Exercise directions
Print, word for word, every line from the beginning of the listing up to and including the line with "import math". Pictures are to be excluded.

══════

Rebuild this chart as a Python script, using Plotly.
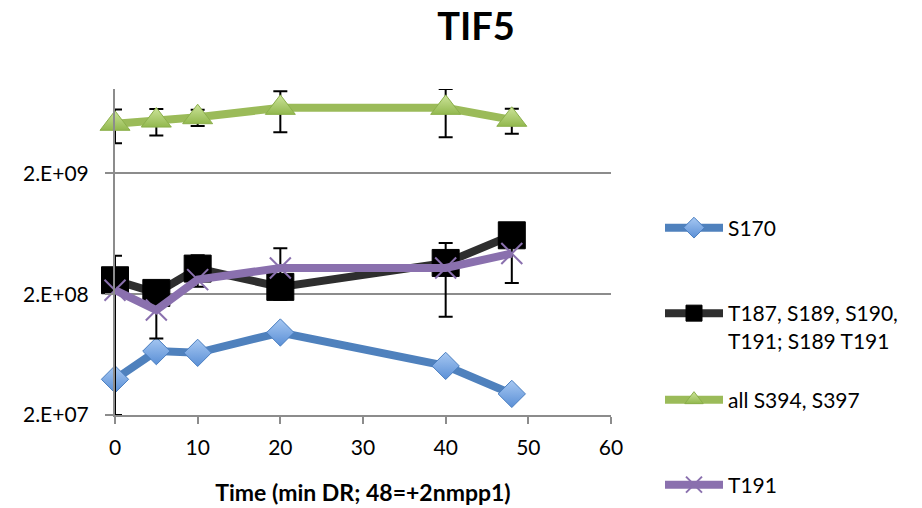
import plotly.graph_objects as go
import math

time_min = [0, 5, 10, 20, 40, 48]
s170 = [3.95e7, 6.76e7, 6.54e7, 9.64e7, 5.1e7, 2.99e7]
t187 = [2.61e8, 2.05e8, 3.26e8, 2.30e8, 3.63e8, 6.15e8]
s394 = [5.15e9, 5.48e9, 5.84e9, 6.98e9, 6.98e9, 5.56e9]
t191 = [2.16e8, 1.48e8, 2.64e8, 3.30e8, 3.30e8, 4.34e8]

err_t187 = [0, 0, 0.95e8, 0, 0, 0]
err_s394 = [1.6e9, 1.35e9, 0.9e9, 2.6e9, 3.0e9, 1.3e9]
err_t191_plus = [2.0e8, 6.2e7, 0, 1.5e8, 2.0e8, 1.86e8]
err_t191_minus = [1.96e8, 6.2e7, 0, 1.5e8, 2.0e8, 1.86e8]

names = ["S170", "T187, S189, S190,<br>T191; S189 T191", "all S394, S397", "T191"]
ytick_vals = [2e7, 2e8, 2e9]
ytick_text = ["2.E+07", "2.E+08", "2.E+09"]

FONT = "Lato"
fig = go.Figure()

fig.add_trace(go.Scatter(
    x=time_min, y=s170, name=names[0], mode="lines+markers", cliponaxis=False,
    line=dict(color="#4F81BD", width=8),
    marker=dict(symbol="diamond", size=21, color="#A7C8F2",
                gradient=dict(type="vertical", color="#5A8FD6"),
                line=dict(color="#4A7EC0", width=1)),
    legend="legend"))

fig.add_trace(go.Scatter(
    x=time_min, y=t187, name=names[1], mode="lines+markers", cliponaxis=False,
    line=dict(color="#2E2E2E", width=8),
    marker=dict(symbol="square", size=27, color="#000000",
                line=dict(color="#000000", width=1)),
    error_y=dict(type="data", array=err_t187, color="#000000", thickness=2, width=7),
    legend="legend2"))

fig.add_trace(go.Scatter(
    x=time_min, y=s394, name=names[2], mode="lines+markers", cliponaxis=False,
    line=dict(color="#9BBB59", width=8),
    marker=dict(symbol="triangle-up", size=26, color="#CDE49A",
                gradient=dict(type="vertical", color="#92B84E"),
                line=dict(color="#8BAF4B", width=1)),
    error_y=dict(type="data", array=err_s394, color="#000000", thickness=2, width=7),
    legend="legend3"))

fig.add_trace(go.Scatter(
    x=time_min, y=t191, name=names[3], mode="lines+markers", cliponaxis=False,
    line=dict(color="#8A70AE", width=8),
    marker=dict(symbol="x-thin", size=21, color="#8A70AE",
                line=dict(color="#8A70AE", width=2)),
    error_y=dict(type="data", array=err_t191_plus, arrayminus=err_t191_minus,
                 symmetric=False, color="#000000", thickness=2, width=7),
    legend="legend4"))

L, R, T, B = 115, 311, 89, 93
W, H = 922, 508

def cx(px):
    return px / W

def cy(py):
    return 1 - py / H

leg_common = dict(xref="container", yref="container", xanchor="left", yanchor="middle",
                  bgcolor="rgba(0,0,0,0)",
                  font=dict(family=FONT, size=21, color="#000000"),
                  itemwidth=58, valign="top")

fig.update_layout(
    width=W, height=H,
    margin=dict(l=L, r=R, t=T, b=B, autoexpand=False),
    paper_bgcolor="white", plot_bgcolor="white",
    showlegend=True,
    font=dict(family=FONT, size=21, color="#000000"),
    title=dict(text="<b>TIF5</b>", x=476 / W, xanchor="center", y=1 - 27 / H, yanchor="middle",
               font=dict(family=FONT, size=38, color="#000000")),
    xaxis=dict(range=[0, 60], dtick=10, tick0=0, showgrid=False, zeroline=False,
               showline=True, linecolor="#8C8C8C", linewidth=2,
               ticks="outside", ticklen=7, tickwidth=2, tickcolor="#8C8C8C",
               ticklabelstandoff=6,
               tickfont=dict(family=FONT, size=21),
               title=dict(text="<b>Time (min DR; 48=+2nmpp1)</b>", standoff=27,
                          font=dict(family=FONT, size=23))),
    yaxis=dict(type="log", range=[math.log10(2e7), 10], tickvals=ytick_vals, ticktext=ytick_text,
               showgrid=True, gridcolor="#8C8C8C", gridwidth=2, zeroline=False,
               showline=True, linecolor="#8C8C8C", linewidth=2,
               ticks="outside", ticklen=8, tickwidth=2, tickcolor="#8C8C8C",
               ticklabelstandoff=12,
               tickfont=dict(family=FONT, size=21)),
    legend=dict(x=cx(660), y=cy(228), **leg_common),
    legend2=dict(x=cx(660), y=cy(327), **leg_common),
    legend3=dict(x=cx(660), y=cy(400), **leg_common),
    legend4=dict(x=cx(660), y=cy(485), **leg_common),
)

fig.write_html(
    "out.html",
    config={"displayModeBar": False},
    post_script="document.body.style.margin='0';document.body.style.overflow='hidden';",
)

══════

Expected answer
Rebuild this chart as a Python script, using Plotly.
import plotly.graph_objects as go
import math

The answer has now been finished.